*Set exercise*:
Starting at the first line of the data, print each line verbatim up to and including the line bearing "import plotly.graph_objects as go", omitting pictures.

*Record excerpts*:
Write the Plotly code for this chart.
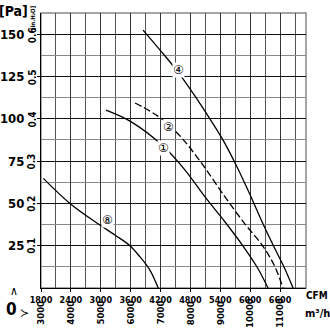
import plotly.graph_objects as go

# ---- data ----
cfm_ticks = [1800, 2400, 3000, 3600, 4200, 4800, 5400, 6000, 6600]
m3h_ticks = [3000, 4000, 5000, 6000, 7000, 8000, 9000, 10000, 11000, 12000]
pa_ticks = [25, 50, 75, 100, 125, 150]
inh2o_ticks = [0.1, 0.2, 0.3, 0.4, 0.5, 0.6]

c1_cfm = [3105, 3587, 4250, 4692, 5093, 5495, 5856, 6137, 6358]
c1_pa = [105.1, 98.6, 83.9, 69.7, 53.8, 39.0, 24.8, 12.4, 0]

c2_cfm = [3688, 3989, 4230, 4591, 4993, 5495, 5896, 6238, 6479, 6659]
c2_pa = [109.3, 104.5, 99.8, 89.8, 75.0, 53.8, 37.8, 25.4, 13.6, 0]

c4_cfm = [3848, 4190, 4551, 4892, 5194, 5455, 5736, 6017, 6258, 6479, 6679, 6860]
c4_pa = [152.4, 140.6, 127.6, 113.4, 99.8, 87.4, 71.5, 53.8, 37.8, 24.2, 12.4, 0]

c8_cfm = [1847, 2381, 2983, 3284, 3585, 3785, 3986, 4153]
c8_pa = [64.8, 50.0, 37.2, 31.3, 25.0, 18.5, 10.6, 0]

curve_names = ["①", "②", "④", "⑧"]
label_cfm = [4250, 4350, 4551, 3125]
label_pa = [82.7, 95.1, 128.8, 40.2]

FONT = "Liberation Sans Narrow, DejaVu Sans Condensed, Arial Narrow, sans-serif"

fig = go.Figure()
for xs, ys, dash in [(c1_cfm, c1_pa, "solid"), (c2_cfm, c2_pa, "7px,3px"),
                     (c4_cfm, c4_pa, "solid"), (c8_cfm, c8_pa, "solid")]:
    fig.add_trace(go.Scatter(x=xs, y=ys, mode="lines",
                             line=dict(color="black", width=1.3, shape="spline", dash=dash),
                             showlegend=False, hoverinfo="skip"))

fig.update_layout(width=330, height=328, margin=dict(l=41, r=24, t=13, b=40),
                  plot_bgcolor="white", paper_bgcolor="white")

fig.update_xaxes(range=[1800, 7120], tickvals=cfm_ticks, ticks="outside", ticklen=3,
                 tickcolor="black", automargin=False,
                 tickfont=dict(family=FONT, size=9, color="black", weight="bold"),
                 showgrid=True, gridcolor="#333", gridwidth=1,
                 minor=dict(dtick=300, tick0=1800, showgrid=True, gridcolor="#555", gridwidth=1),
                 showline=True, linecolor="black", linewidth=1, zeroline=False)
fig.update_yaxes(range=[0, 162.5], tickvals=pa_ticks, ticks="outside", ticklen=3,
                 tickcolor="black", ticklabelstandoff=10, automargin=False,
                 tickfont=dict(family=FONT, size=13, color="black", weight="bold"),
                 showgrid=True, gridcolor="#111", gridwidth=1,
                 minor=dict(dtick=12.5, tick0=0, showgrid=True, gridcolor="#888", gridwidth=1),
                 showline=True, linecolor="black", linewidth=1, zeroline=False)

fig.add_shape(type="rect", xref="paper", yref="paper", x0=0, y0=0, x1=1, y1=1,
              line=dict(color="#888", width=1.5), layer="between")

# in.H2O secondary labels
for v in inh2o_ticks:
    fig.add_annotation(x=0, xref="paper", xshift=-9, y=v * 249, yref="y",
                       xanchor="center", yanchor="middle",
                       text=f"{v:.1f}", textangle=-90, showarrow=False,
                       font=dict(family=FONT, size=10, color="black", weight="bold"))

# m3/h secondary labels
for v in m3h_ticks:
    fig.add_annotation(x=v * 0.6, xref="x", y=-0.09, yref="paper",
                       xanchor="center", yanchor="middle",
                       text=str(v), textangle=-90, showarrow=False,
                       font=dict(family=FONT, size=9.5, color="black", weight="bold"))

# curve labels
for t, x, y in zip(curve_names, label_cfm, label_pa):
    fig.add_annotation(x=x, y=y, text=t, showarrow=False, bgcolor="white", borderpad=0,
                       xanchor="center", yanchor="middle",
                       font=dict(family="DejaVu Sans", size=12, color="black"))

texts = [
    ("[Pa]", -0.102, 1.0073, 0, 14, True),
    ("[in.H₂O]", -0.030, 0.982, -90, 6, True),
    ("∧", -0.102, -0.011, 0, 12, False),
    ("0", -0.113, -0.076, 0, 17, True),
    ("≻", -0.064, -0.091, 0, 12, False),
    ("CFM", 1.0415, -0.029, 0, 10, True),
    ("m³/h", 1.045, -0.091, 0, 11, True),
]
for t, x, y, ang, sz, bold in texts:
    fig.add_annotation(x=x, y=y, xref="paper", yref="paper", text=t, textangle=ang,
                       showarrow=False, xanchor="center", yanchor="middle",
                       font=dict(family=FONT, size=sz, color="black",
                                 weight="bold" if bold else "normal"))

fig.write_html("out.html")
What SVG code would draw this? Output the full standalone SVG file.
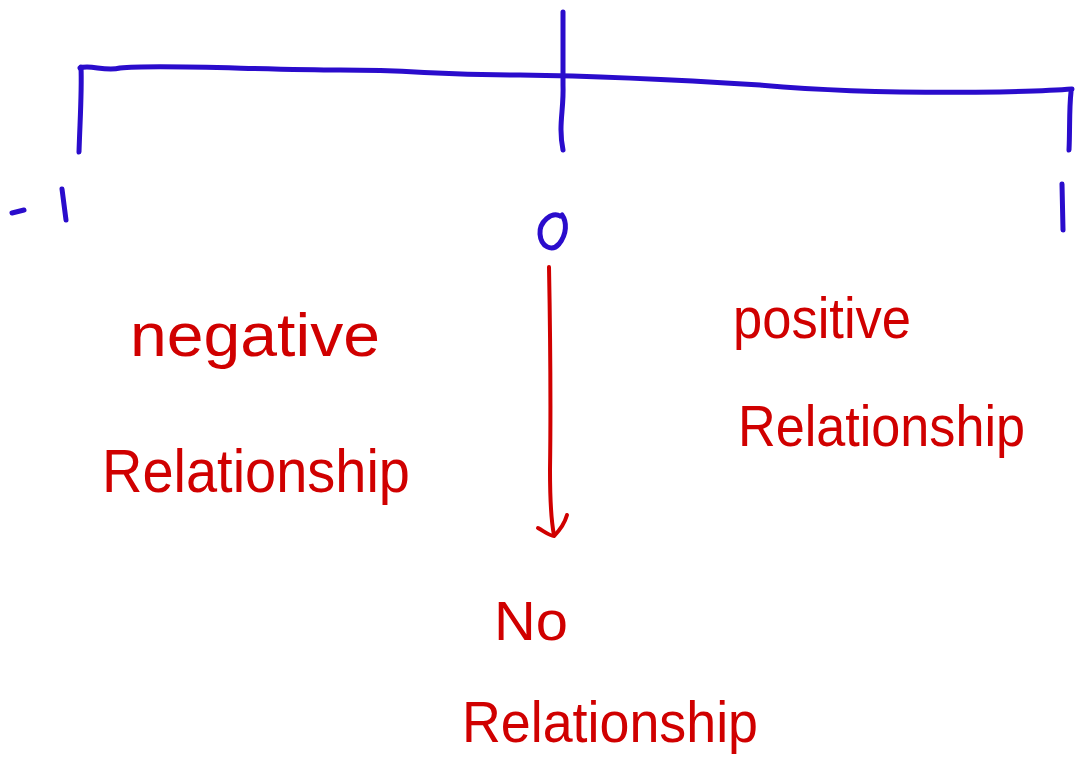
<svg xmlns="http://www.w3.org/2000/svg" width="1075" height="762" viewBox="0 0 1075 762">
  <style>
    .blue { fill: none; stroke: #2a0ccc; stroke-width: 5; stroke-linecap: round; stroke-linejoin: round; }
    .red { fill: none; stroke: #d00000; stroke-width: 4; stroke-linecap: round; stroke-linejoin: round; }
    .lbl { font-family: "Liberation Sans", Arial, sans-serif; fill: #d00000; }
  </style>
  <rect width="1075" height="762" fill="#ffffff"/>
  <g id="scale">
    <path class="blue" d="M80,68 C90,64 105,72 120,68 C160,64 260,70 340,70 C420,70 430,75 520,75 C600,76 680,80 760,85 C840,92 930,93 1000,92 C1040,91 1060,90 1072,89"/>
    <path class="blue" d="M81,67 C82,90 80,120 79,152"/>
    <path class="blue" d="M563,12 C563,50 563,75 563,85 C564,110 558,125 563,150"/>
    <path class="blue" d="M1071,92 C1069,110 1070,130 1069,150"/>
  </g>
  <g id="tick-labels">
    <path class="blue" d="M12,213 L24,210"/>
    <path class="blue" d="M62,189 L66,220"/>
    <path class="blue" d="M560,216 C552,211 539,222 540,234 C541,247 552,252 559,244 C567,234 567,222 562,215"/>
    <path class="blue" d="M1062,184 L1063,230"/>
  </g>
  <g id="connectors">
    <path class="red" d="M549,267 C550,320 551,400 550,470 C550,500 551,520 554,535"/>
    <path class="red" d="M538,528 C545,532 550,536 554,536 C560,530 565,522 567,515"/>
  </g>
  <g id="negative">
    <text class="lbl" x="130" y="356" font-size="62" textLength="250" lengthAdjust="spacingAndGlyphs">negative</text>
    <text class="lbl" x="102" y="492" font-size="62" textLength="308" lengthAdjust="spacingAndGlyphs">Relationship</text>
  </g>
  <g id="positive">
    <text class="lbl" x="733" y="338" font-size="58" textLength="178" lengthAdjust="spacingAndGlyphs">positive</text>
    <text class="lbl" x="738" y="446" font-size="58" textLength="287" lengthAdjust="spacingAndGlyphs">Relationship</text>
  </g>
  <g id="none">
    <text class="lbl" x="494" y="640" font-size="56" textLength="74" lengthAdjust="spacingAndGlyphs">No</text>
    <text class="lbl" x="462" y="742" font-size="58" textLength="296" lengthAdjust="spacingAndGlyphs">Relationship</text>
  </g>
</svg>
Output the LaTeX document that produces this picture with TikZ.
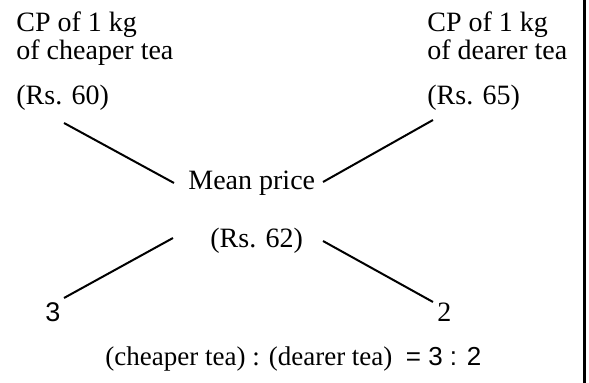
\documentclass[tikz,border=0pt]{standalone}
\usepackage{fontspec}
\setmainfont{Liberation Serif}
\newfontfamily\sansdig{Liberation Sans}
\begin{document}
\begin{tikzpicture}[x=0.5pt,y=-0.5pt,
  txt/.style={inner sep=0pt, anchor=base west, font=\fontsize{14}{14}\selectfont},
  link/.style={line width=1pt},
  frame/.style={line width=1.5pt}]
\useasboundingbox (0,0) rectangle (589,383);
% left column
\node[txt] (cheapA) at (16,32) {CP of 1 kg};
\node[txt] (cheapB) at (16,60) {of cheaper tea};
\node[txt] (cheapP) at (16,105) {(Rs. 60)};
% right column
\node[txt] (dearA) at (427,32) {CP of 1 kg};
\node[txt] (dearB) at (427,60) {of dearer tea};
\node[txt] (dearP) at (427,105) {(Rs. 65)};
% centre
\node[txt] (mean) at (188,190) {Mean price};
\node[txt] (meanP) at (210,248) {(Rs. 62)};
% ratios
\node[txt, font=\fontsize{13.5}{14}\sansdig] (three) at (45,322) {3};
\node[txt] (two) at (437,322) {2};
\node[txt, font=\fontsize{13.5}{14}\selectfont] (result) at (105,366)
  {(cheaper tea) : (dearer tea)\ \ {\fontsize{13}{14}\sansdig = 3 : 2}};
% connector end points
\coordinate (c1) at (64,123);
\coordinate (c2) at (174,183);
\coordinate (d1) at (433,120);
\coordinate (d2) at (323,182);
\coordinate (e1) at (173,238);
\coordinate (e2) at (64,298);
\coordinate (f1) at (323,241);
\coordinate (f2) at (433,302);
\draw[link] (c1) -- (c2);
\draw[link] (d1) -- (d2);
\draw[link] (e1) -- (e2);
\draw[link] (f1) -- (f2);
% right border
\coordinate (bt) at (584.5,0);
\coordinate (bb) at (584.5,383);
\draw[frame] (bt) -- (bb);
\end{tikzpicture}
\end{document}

*Solution to this problem*:
Write the Plotly code for this chart.
import plotly.graph_objects as go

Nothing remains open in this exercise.